Empowering those who manage and maintain its assets with information is a central piece of NYPA’s IoT strategy.

IOT Content Manager

January 9, 2018

3 Min Read

On the eve of a blizzard that would deliver punishing winds and dump more than a foot of snow on much of the northeast, those at the New York Power Authority’s monitoring and diagnostics command center looked to GE Predix software for evidence of potential problems. If any anomalies were found across assets monitored at 16 power plants and 1,400 miles of power transmission network, linemen and utility workers could fix them in the sunshine, according to Paul Tartaglia, senior vice president and chief technology officer, New York Power Authority.

When winds whip so hard they easily crack tree branches as if they were celery sticks, and temperatures barely inch above zero, being a lineman takes on a new level of grittiness. Crews work impossibly long days to restore critical power in the worst of conditions.

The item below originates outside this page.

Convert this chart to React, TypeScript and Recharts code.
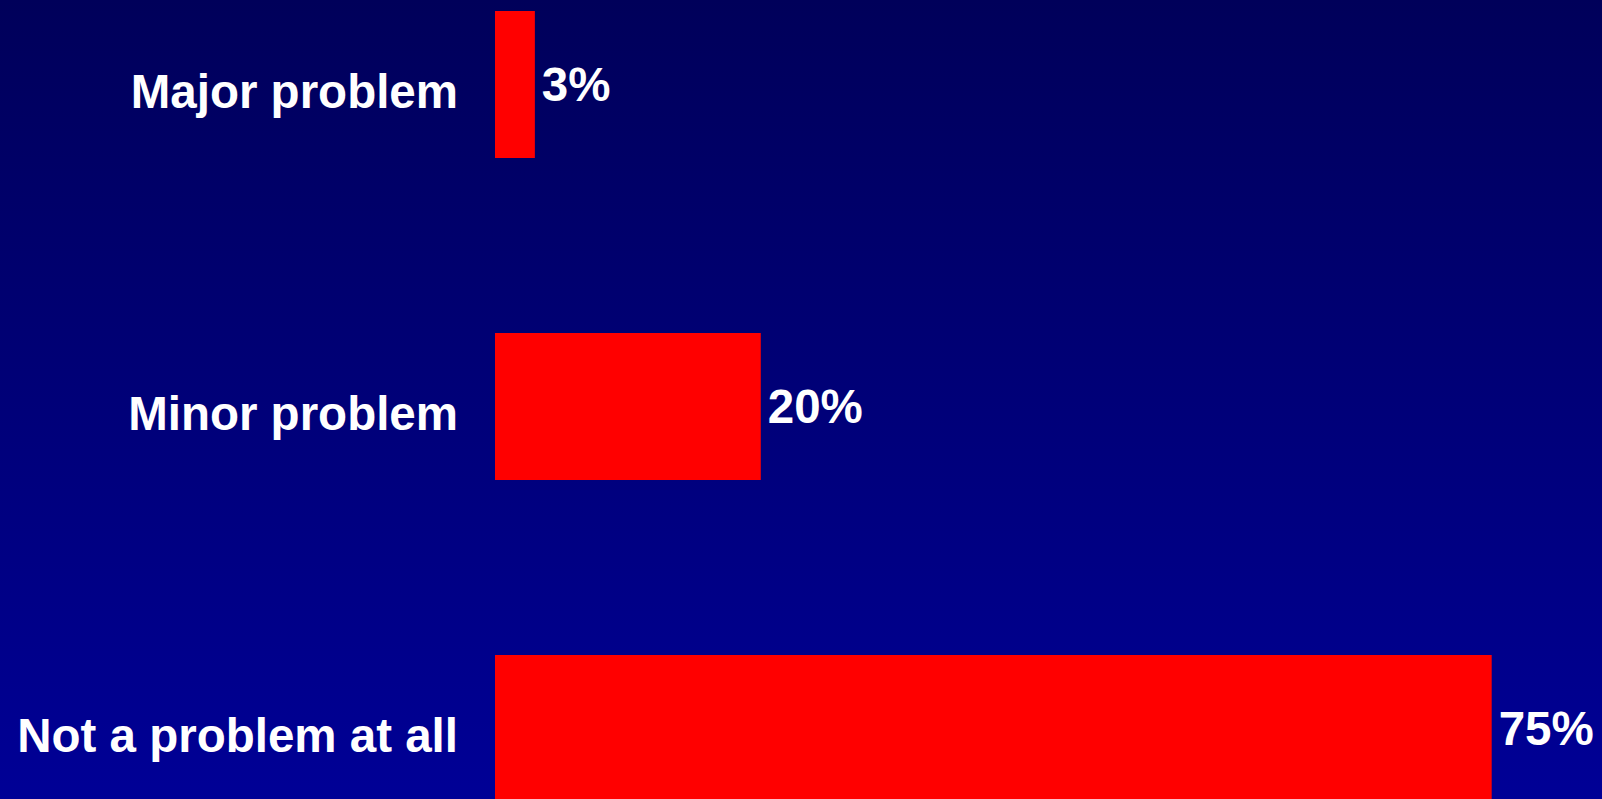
import React from 'react'
import { BarChart, Bar, XAxis, YAxis, LabelList } from 'recharts'

const categories = ['Major problem', 'Minor problem', 'Not a problem at all']
const percents = [3, 20, 75]

const data = categories.map((name, i) => ({ name, value: percents[i] }))

const font = '"Liberation Sans", Arial, sans-serif'

// category labels sit a little below the bar centre in the original slide
const CategoryTick = ({ x, y, payload }: any) => (
  <text
    x={x}
    y={y + 7}
    dy="0.355em"
    textAnchor="end"
    fill="#ffffff"
    fontSize={47.5}
    fontWeight={700}
    fontFamily={font}
  >
    {payload.value}
  </text>
)

export default function App() {
  return (
    <div
      style={{
        position: 'absolute',
        left: 0,
        top: 0,
        width: 1602,
        height: 799,
        overflow: 'hidden',
        background: 'linear-gradient(to bottom, #00005a 0%, #000096 100%)',
      }}
    >
      <div style={{ position: 'absolute', left: 0, top: -77 }}>
        <BarChart
          width={1602}
          height={966}
          data={data}
          layout="vertical"
          margin={{ top: 0, right: 0, left: 0, bottom: 0 }}
        >
          <XAxis type="number" hide domain={[0, 83.3]} />
          <YAxis
            type="category"
            dataKey="name"
            width={495}
            axisLine={false}
            tickLine={false}
            tickSize={0}
            tickMargin={37}
            tick={<CategoryTick />}
          />
          <Bar dataKey="value" fill="#ff0000" barSize={147} isAnimationActive={false}>
            <LabelList
              dataKey="value"
              position="right"
              offset={7}
              formatter={(v: any) => `${v}%`}
              style={{ fill: '#ffffff', fontSize: 47.5, fontWeight: 700, fontFamily: font }}
            />
          </Bar>
        </BarChart>
      </div>
    </div>
  )
}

NYPA is leveraging IoT technology to equip and empower workers with the right information, blueprints, tools, parts and more, to solve potential problems proactively and those that are unavoidable, faster.

“By having a more engineering philosophy, then we can go out and be more like craftsmen,” said Tartaglia, who is leading the digitization efforts for the largest state public utility in the United States, and one that supplies one-quarter of the state’s electricity. 

Empowering those who manage and maintain its assets with information – from the power plant operators to those on the front lines – is a central piece of NYPA’s IoT strategy. A 25,000 square foot Integrated Smart Operations Center (iSOC) in White Plains serves as a power central command center of sorts, with workers monitoring assets on GE Predix software on an 81-foot video wall, according to GE. The mix of engineers and former power plant operators who staff the center alert power plants to potential problems, offering support from the point of identification to resolution, but leaving the decision to act to the plant staff.

In just shy of a month since its official opening, Tartaglia has found that power plants are actually coming to iSOC for help with potential problems – something he attributes both to the technology itself and the deep, real-world utilities’ expertise of the iSOC staff. He pointed to its director, Rich Gaines, who joined the NYPA decades ago when he was just 18 years old. The fact that plants are asking for information is a key indicator the iSOC approach is working, according to Tartaglia.

Right now, Predix runs on-premise, but over the next two years, NYPA will build out its entire Predix implementation on the cloud (the provider of which it hasn’t yet determined) as part of its IoT strategy, according to Tartaglia.

The technology in place currently is based on GE SmartSignal, monitoring and diagnostic software from GE that enables NYPA to build digital models of individual assets, track and measure performance, and enable predictive analytics to empower use cases like predictive maintenance.

For instance, over the summer, a temperature on a motor was running higher than the software said it should run at, according to Tartaglia. After reviewing analytics, the team decided to perform a planned outage, during which they discovered a filter failed. Replacing it proactively helped avoid a potentially catastrophic failure, with the huge added benefit of having their best people look at the problem under the best professional conditions possible, according to Tartaglia.

“Say it keeps running and on the hottest day, Friday afternoon, at 3 p.m. the motor gives, and we don’t know what went wrong with it,” he said. “Rather than going from a more reactive mode we’re in a more proactive mode, which really yields us a significant benefit and avoided cost.”

The technology is the foundation for disruption – the good kind – in the power space, positioning NYPA to offer a span of services, from value-added services to customers to optimize energy usage and capital equipment, to enabling better plant security, to leveraging technology to entice the next generation of utility workers.

“I’m a big student of disruption,” Tartaglia said. “I don’t want to be the Kodak film of the next century.”